Re: Onto a potential relational manipulation language

From: Cimode <>
Date: Tue, 9 Dec 2008 14:46:21 -0800 (PST)
Message-ID: <>

> Cimode, from your past posts, I seriously would not consider it likely
> that you would consider most subsets of SQL.  And I wouldn't blame you!
>   (UNLESS the subset of SQL were so small as to include merely an SQL
> keyword written as 'KEY'!)
And you guessed right.;)

I long hesitated to use only NATURAL only (vs TOTAL for superkey). I may just correct this. Thanks.

> I can't comment on the syntax because i) I don't think one can get very
> far with a syntax without seeing quite a few examples and
Feel free to name a few, I can then tell you if they are coded or how I would. For the moment only basic relation operators are covered.

> ii) I don't
> know the scope of your db's features.  By 'scope' I mean how far it goes
> toward capturing the usual physical suspects - concurrency, recovery and
> so forth.
All non necessary RM orthogonal are not in the current scope. The system only allows to define, operate and present relations in primitive way that is as inspired from ra as it is from relational calculus.

> I mention this because I saw the word 'PERSISTENT' in the
> example.  If I were making up a syntax, I'd start by naming shortcuts
> for expressions based on some formal logic.  The one closest to my
> thinking would be D&D Algebra but there are others, don't ask me how
> many, such as Vadim's RL.
PERSISTENT (by lack of a better choice in my limited english vocabulary) is just a word to leave open the possibility for the programmer to have some control over the physical representation of relation on disk. They are opposed to DERIVED relations (sections) where relations are purely have no physical r to be compiled and. I found UNDERIVED to be unintuitive but that may just be plain wrong.

> Personally, I even separate persistence from my preferred (admittedly
> very narrow version) of the essential RM is and think of it as a
> physical phenomenon and quite orthogonal to the minimum scope of a db.
Although I do recognize that essential RM is orthogonal to physical layer, I do not see any other way of implement an rm compliant computing model than to implement independence. Without insuring some basic coherence between the storage logical mechanism and the need for relation operation I do not see how one can achieve independence without dealing with both. Even a limited scope relation operator.

> I know lots of people who think it's crazy to have a db that's here
> today and gone tomorrow, but it doesn't bother me.  In fact, I remember
> many db's that I wished would just go away.
I am still far from calling it a db system.

> I even view types or domains as orthogonal in the sense that I don't see
> why a minimal implementation of an algebra needs to know how to
> construct them.  
How would you then implement a truthful relation constraining mechanism otherwise than by making use of domains (or unconstrained sets) ? As far as I am concerned, both equate, just depends when.

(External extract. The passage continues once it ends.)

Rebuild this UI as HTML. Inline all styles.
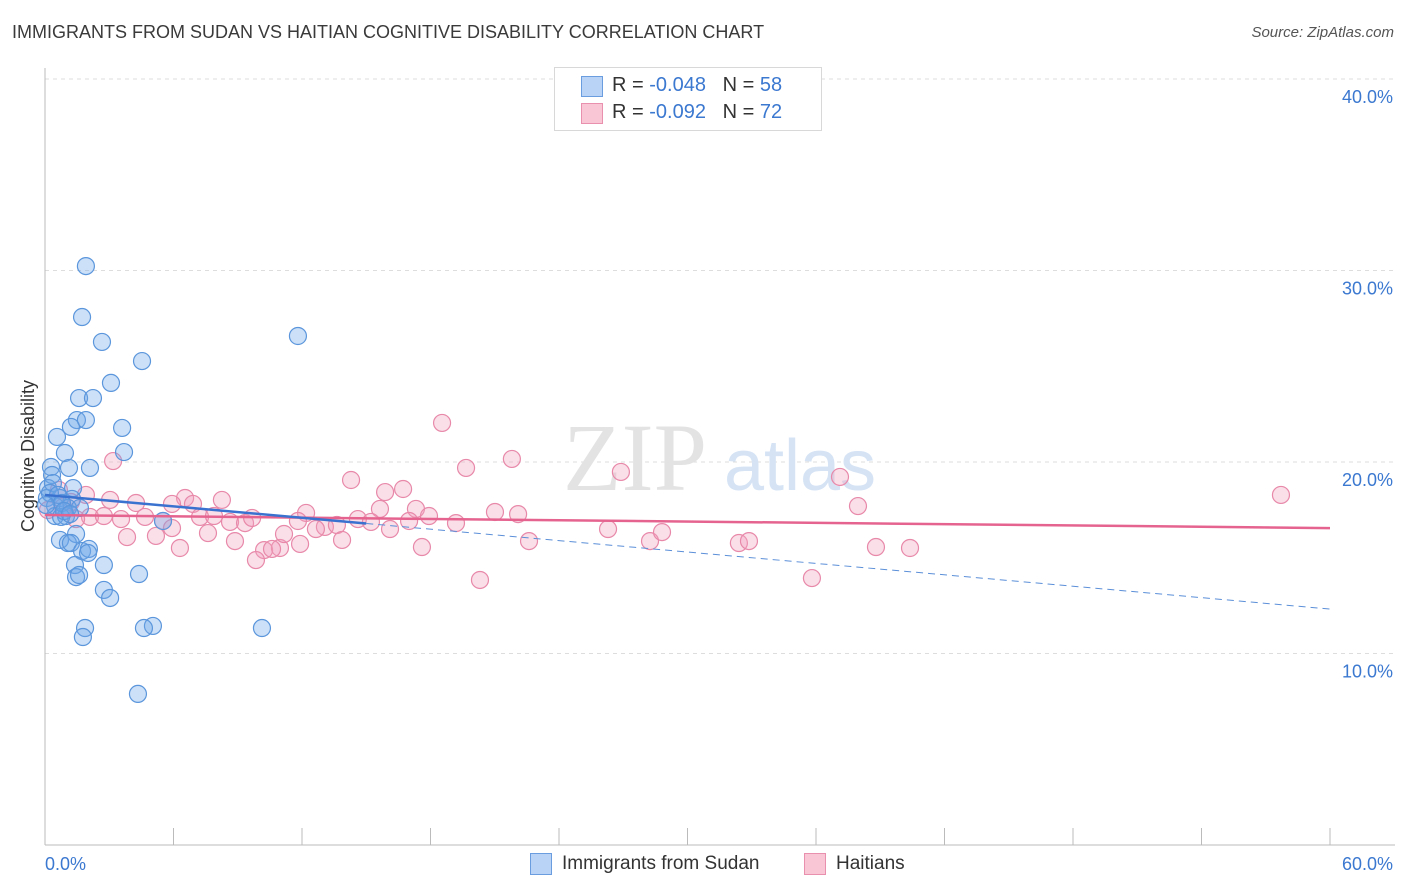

> All it really needs is some other implementation to
> tell it when two values are equal (the 'other' implementation could even
> change its answers from day to day in my view).  
Think about the following: how many built systems know how to deduct/ operate the following (apologies for the notation)

R1=[{1, A}{2, B}{3, C}]
R2=[{B, 2}{C, 3}{1, A}] --> order independent

in the following elementary ways...

R1 + R2 = R1 = R2
R1 - R2 = R2 - R1 = [0]
R1 * R2
R1 INTERSECT R2 = R1 = R2 and so forth...

I believe somehow that programming such system to operate logically the above can bring back RM to its essence: math.

> I don't think this
> denies the chance to have user-defined types, it just means that I would
> start with the most minimal features and syntax possible and build from
> there, that way  after adding another 'suspect', I could revisit all my
> previous jumping-off points to see if their answers remained what I
> intended.
I somehow believe that too much emphasis was put on relational algebra and not enough on relations themselves. The fact that a relation *de facto* constitutes a user-type or a domain of potential value is an advantage that should be used to get rid of unecessary semantic grammar to operate relations. For instance, I do believe that the transcription of the operational JOIN as a symbolic ra operator was not such a good idea after all. Why make use of repetitive/redundant JOIN semantic operators when one could simply state a type and allow the subsystem make the deduction as to whether or not references are to implemented at runtime (being an N-ary relation)?